Law School Case Brief
Brooker v. Silverthorne - 111 S.C. 553, 99 S.E. 350 (1919)
Injury may be committed by threats and menaces of bodily hurt, through fear of which a man's business is interrupted. A menace alone, without a consequent inconvenience, makes not the injury, but to complete the wrong there must be both of them together. The remedy for this is in pecuniary damages, this being inchoate, though not an absolute violence. But the threat which causes the fear must be such as the law will recognize as adequate to produce the result. There must be just and reasonable ground for the fear, hence a vain or idle threat is not sufficient. It must be of such nature and made under such circumstances as to affect the mind of a person of ordinary reason and firmness, so as to influence his conduct, or it must appear that the person against whom it is made was peculiarly susceptible to fear, and that the person making the threat knew and took advantage of the fact that he could not stand as much as an ordinary person.
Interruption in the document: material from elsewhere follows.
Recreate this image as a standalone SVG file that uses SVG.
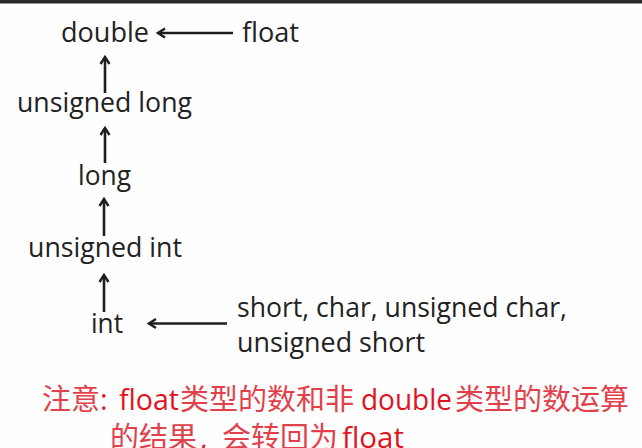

Plaintiff was night operator at the telephone exchange at Barnwell. That defendant called the exchange over the telephone and asked for a certain connection, which she promptly tried to get for him, but, upon her failing to do so, he cursed and threatened her in an outrageous manner. The language and threat of defendant put Plaintiff in great fear that he would come to the exchange and further insult her, and that she was so shocked and unnerved that she was made sick and unfit for duty, and had to take medicine to make her sleep. That for weeks afterwards, when defendant's number would call, she would become so nervous that she could not answer the call. And that her nervous system was so shocked and wrecked that she suffered and continues to suffer in health, mind, and body on account of the abusive and threatening language addressed to her by defendant. The plaintiff filed suit for damages worth $2,000 for mental anguish and nervous shock alleged caused by the abusive and threatening language of defendant over the telephone. The trial court ruled in favor of plaintiff and refused defendant's motion for nonsuit.
Was the plaintiff entitled to damages?
The court reversed the judgment of the trial court and held that the words of defendant were the expression of an intent to injure, not a threat, and, therefore, not civilly actionable. The court found that prior case law did not support a civil action based on mere words without a real intention to commit the harm spoken of. The court noted that threats were actionable when there were actual damages and when there was a reasonable fear that the threatened harm would occur. The court stated that a threat looks to the future and defendant's words did not express a threat to injure in the future. The court concluded that defendant's act was morally wrong, but not actionable in a civil court.